Thanks for sharing, Dan. The diagrams explained clearly how the current system works. 

As for things in my mind. Take the schema of <host,metric,time,...>, say, I am interested in data for the past 5 mins, 10 mins, etc. Or, aggregate at 5 mins interval for the past 3 days, 7 days, ... Looks like I need to introduce a special 5-min bar column, use that column to do range partition to spread data across the tablet servers so that I could leverage parallel filtering. 

The cost of this extra column (INT8) is not ideal but not too bad either (storage cost wise, compression should do wonders). So I am thinking whether it would be better to take "functions" as row split instead of only constants. Of course if business requires to drop down to 1-min bar, the data has to be re-sharded again. So a more cost effective way of doing this on a production cluster would be good. 

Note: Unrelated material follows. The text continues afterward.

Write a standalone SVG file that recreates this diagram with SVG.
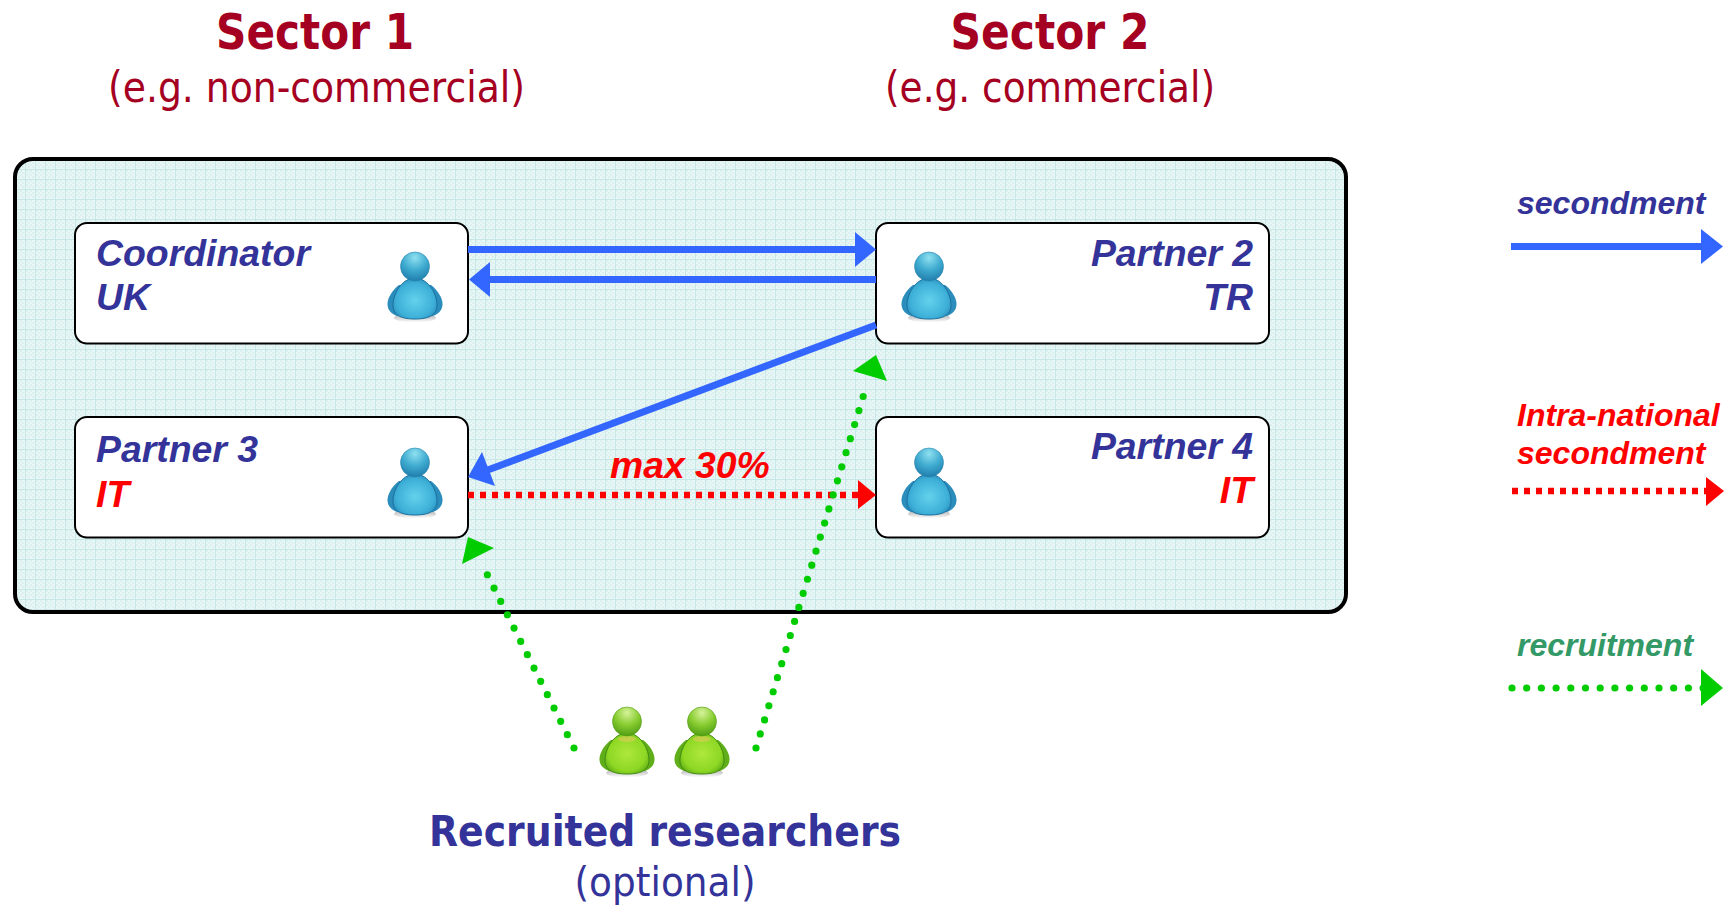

On Sat, May 7, 2016 at 8:50 AM, Dan Burkert <dan@cloudera.com> wrote:
Hi Sand,

I've been working on some diagrams to help explain some of the more advanced partitioning types, it's attached.   Still pretty rough at this point, but the goal is to clean it up and move it into the Kudu documentation proper.  I'm interested to hear what kind of time series you are interested in Kudu for.  I'm tasked with improving Kudu for time series, you can follow progress here. If you have any additional ideas I'd love to hear them.  You may also be interested in a small project that a JD and I have been working on in the past week to build an OpenTSDB style store on top of Kudu, you can find it here.  Still quite feature limited at this point.

- Dan

On Fri, May 6, 2016 at 4:51 PM, Sand Stone <sand.m.stone@gmail.com> wrote:
Thanks. Will read. 

Given that I am researching time series data, row locality is crucial :-)  

On Fri, May 6, 2016 at 3:57 PM, Jean-Daniel Cryans <jdcryans@apache.org> wrote:
We do have non-covering range partitions coming in the next few months, here's the design (in review): http://gerrit.cloudera.org:8080/#/c/2772/9/docs/design-docs/non-covering-range-partitions.md

The "Background & Motivation" section should give you a good idea of why I'm mentioning this.

Meanwhile, if you don't need row locality, using hash partitioning could be good enough.

J-D

On Fri, May 6, 2016 at 3:53 PM, Sand Stone <sand.m.stone@gmail.com> wrote:
Makes sense. 

Yeah it would be cool if users could specify/control the split rows after the table is created. Now, I have to "think ahead" to pre-create the range buckets. 

On Fri, May 6, 2016 at 3:49 PM, Jean-Daniel Cryans <jdcryans@apache.org> wrote:
You will only get 1 tablet and no data distribution, which is bad.

That's also how HBase works, but it will split regions as you insert data and eventually you'll get some data distribution even if it doesn't start in an ideal situation. Tablet splitting will come later for Kudu.

J-D

On Fri, May 6, 2016 at 3:42 PM, Sand Stone <sand.m.stone@gmail.com> wrote:
One more questions, how does the range partition work if I don't specify the split rows? 

Thanks! 

On Fri, May 6, 2016 at 3:37 PM, Sand Stone <sand.m.stone@gmail.com> wrote:
Thanks, Misty. The "advanced" impala example helped. 

I was just reading the Java API,CreateTableOptions.java, it's unclear how the range partition column names associated with the partial rows params in the addSplitRow API.

On Fri, May 6, 2016 at 3:08 PM, Misty Stanley-Jones <mstanleyjones@cloudera.com> wrote:
Hi Sand,

Please have a look at http://getkudu.io/docs/kudu_impala_integration.html#partitioning_tables and see if it is helpful to you.

Thanks,
Misty

On Fri, May 6, 2016 at 2:00 PM, Sand Stone <sand.m.stone@gmail.com> wrote:
Hi, I am new to Kudu. I wonder how the split rows work. I know from some docs, this is currently for pre-creation the table. I am researching how to partition (hash+range) some time series test data. 

Is there an example? or notes somewhere I could read upon. 

Thanks much.